STORED DATA –
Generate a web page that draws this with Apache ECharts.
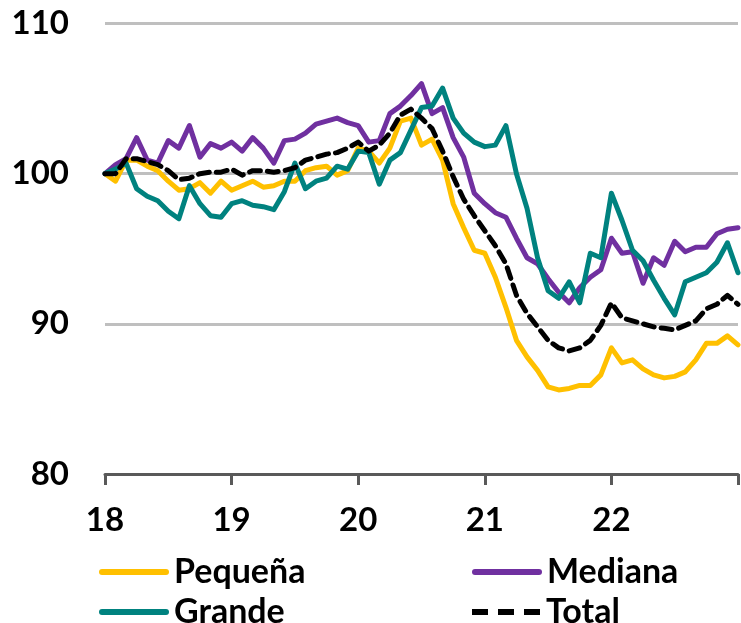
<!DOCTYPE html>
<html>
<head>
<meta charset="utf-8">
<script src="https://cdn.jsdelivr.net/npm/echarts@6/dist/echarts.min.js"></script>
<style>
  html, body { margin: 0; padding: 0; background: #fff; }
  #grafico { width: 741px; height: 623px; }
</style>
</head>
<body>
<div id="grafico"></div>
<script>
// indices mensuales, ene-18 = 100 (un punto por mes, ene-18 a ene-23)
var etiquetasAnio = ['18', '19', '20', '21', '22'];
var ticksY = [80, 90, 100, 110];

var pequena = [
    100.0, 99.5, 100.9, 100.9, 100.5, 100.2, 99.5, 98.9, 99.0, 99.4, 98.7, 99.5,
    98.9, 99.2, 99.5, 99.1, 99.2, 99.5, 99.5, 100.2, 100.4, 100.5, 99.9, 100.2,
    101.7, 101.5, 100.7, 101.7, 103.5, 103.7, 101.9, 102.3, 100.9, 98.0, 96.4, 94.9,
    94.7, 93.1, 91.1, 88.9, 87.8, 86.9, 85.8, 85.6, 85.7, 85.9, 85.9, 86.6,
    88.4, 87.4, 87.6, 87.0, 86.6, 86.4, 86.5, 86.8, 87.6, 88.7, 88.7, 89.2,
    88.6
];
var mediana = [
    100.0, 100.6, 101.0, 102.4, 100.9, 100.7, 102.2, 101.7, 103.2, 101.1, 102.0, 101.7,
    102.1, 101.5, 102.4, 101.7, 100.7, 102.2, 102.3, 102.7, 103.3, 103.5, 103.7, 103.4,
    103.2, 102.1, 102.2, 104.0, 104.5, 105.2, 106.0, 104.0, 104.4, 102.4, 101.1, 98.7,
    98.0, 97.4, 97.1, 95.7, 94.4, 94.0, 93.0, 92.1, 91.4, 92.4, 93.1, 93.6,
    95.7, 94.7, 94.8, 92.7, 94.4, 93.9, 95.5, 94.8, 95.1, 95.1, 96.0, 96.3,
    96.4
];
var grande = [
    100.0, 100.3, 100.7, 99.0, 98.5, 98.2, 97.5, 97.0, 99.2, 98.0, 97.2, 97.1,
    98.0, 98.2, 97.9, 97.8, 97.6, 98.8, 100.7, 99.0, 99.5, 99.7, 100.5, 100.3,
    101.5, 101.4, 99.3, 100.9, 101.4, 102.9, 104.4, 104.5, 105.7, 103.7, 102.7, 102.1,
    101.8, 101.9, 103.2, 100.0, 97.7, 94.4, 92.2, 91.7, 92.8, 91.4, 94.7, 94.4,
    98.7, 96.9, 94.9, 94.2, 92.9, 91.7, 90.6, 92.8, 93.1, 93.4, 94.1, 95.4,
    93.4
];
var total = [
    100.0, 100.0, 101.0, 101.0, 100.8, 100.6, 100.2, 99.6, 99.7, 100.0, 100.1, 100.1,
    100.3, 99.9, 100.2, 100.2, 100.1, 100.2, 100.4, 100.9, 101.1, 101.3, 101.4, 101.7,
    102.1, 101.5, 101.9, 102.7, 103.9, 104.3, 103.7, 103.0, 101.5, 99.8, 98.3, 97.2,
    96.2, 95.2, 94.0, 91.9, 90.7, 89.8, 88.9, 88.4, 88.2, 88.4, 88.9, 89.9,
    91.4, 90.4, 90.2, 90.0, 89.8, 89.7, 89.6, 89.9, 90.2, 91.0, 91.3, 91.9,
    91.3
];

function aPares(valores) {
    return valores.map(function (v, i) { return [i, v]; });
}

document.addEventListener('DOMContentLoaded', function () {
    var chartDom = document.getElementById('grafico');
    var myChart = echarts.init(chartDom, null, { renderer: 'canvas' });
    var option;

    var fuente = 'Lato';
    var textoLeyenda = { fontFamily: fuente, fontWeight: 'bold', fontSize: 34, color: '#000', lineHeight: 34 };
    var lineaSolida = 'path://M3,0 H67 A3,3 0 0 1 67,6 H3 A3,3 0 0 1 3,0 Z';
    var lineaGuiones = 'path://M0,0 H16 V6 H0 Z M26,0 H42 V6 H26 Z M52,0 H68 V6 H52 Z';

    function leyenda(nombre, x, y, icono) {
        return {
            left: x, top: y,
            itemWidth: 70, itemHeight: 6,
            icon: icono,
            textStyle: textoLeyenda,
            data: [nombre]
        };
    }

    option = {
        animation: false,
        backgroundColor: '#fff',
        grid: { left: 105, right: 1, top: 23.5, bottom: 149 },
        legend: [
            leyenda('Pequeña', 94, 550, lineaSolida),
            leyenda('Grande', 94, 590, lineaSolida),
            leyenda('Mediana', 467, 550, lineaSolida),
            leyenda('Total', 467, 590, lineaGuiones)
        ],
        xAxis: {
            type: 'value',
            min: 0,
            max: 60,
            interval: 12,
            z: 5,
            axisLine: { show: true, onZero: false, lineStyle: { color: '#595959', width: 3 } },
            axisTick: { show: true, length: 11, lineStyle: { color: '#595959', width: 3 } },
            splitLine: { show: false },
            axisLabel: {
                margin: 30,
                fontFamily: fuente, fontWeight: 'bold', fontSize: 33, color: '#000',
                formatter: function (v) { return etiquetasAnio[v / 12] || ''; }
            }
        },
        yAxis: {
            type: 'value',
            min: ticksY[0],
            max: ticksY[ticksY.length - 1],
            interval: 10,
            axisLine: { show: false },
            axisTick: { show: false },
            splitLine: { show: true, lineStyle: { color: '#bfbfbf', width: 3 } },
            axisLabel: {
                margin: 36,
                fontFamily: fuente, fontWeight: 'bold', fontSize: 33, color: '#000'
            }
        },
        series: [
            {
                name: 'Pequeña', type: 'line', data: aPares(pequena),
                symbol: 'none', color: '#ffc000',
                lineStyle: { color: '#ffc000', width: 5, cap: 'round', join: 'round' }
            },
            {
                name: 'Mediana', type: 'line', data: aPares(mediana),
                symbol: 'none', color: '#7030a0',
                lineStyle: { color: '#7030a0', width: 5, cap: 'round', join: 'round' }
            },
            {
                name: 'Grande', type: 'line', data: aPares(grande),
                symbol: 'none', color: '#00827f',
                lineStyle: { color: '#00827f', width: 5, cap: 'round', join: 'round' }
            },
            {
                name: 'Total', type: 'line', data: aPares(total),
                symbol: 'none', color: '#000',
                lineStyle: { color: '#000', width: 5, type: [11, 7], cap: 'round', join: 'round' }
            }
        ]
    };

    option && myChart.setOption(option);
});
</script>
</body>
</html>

PROBLEM STATEMENT – Quote the material word for word, dropping any images it holds.

EXPECTED OUTPUT –
Generate a web page that draws this with Apache ECharts.
<!DOCTYPE html>
<html>
<head>
<meta charset="utf-8">
<script src="https://cdn.jsdelivr.net/npm/echarts@6/dist/echarts.min.js"></script>
<style>
  html, body { margin: 0; padding: 0; background: #fff; }
  #grafico { width: 741px; height: 623px; }
</style>
</head>
<body>
<div id="grafico"></div>
<script>
// indices mensuales, ene-18 = 100 (un punto por mes, ene-18 a ene-23)
var etiquetasAnio = ['18', '19', '20', '21', '22'];
var ticksY = [80, 90, 100, 110];

var pequena = [
    100.0, 99.5, 100.9, 100.9, 100.5, 100.2, 99.5, 98.9, 99.0, 99.4, 98.7, 99.5,
    98.9, 99.2, 99.5, 99.1, 99.2, 99.5, 99.5, 100.2, 100.4, 100.5, 99.9, 100.2,
    101.7, 101.5, 100.7, 101.7, 103.5, 103.7, 101.9, 102.3, 100.9, 98.0, 96.4, 94.9,
    94.7, 93.1, 91.1, 88.9, 87.8, 86.9, 85.8, 85.6, 85.7, 85.9, 85.9, 86.6,
    88.4, 87.4, 87.6, 87.0, 86.6, 86.4, 86.5, 86.8, 87.6, 88.7, 88.7, 89.2,
    88.6
];
var mediana = [
    100.0, 100.6, 101.0, 102.4, 100.9, 100.7, 102.2, 101.7, 103.2, 101.1, 102.0, 101.7,
    102.1, 101.5, 102.4, 101.7, 100.7, 102.2, 102.3, 102.7, 103.3, 103.5, 103.7, 103.4,
    103.2, 102.1, 102.2, 104.0, 104.5, 105.2, 106.0, 104.0, 104.4, 102.4, 101.1, 98.7,
    98.0, 97.4, 97.1, 95.7, 94.4, 94.0, 93.0, 92.1, 91.4, 92.4, 93.1, 93.6,
    95.7, 94.7, 94.8, 92.7, 94.4, 93.9, 95.5, 94.8, 95.1, 95.1, 96.0, 96.3,
    96.4
];
var grande = [
    100.0, 100.3, 100.7, 99.0, 98.5, 98.2, 97.5, 97.0, 99.2, 98.0, 97.2, 97.1,
    98.0, 98.2, 97.9, 97.8, 97.6, 98.8, 100.7, 99.0, 99.5, 99.7, 100.5, 100.3,
    101.5, 101.4, 99.3, 100.9, 101.4, 102.9, 104.4, 104.5, 105.7, 103.7, 102.7, 102.1,
    101.8, 101.9, 103.2, 100.0, 97.7, 94.4, 92.2, 91.7, 92.8, 91.4, 94.7, 94.4,
    98.7, 96.9, 94.9, 94.2, 92.9, 91.7, 90.6, 92.8, 93.1, 93.4, 94.1, 95.4,
    93.4
];
var total = [
    100.0, 100.0, 101.0, 101.0, 100.8, 100.6, 100.2, 99.6, 99.7, 100.0, 100.1, 100.1,
    100.3, 99.9, 100.2, 100.2, 100.1, 100.2, 100.4, 100.9, 101.1, 101.3, 101.4, 101.7,
    102.1, 101.5, 101.9, 102.7, 103.9, 104.3, 103.7, 103.0, 101.5, 99.8, 98.3, 97.2,
    96.2, 95.2, 94.0, 91.9, 90.7, 89.8, 88.9, 88.4, 88.2, 88.4, 88.9, 89.9,
    91.4, 90.4, 90.2, 90.0, 89.8, 89.7, 89.6, 89.9, 90.2, 91.0, 91.3, 91.9,
    91.3
];

function aPares(valores) {
    return valores.map(function (v, i) { return [i, v]; });
}

document.addEventListener('DOMContentLoaded', function () {
    var chartDom = document.getElementById('grafico');
    var myChart = echarts.init(chartDom, null, { renderer: 'canvas' });
    var option;

    var fuente = 'Lato';
    var textoLeyenda = { fontFamily: fuente, fontWeight: 'bold', fontSize: 34, color: '#000', lineHeight: 34 };
    var lineaSolida = 'path://M3,0 H67 A3,3 0 0 1 67,6 H3 A3,3 0 0 1 3,0 Z';
    var lineaGuiones = 'path://M0,0 H16 V6 H0 Z M26,0 H42 V6 H26 Z M52,0 H68 V6 H52 Z';

    function leyenda(nombre, x, y, icono) {
        return {
            left: x, top: y,
            itemWidth: 70, itemHeight: 6,
            icon: icono,
            textStyle: textoLeyenda,
            data: [nombre]
        };
    }

    option = {
        animation: false,
        backgroundColor: '#fff',
        grid: { left: 105, right: 1, top: 23.5, bottom: 149 },
        legend: [
            leyenda('Pequeña', 94, 550, lineaSolida),
            leyenda('Grande', 94, 590, lineaSolida),
            leyenda('Mediana', 467, 550, lineaSolida),
            leyenda('Total', 467, 590, lineaGuiones)
        ],
        xAxis: {
            type: 'value',
            min: 0,
            max: 60,
            interval: 12,
            z: 5,
            axisLine: { show: true, onZero: false, lineStyle: { color: '#595959', width: 3 } },
            axisTick: { show: true, length: 11, lineStyle: { color: '#595959', width: 3 } },
            splitLine: { show: false },
            axisLabel: {
                margin: 30,
                fontFamily: fuente, fontWeight: 'bold', fontSize: 33, color: '#000',
                formatter: function (v) { return etiquetasAnio[v / 12] || ''; }
            }
        },
        yAxis: {
            type: 'value',
            min: ticksY[0],
            max: ticksY[ticksY.length - 1],
            interval: 10,
            axisLine: { show: false },
            axisTick: { show: false },
            splitLine: { show: true, lineStyle: { color: '#bfbfbf', width: 3 } },
            axisLabel: {
                margin: 36,
                fontFamily: fuente, fontWeight: 'bold', fontSize: 33, color: '#000'
            }
        },
        series: [
            {
                name: 'Pequeña', type: 'line', data: aPares(pequena),
                symbol: 'none', color: '#ffc000',
                lineStyle: { color: '#ffc000', width: 5, cap: 'round', join: 'round' }
            },
            {
                name: 'Mediana', type: 'line', data: aPares(mediana),
                symbol: 'none', color: '#7030a0',
                lineStyle: { color: '#7030a0', width: 5, cap: 'round', join: 'round' }
            },
            {
                name: 'Grande', type: 'line', data: aPares(grande),
                symbol: 'none', color: '#00827f',
                lineStyle: { color: '#00827f', width: 5, cap: 'round', join: 'round' }
            },
            {
                name: 'Total', type: 'line', data: aPares(total),
                symbol: 'none', color: '#000',
                lineStyle: { color: '#000', width: 5, type: [11, 7], cap: 'round', join: 'round' }
            }
        ]
    };

    option && myChart.setOption(option);
});
</script>
</body>
</html>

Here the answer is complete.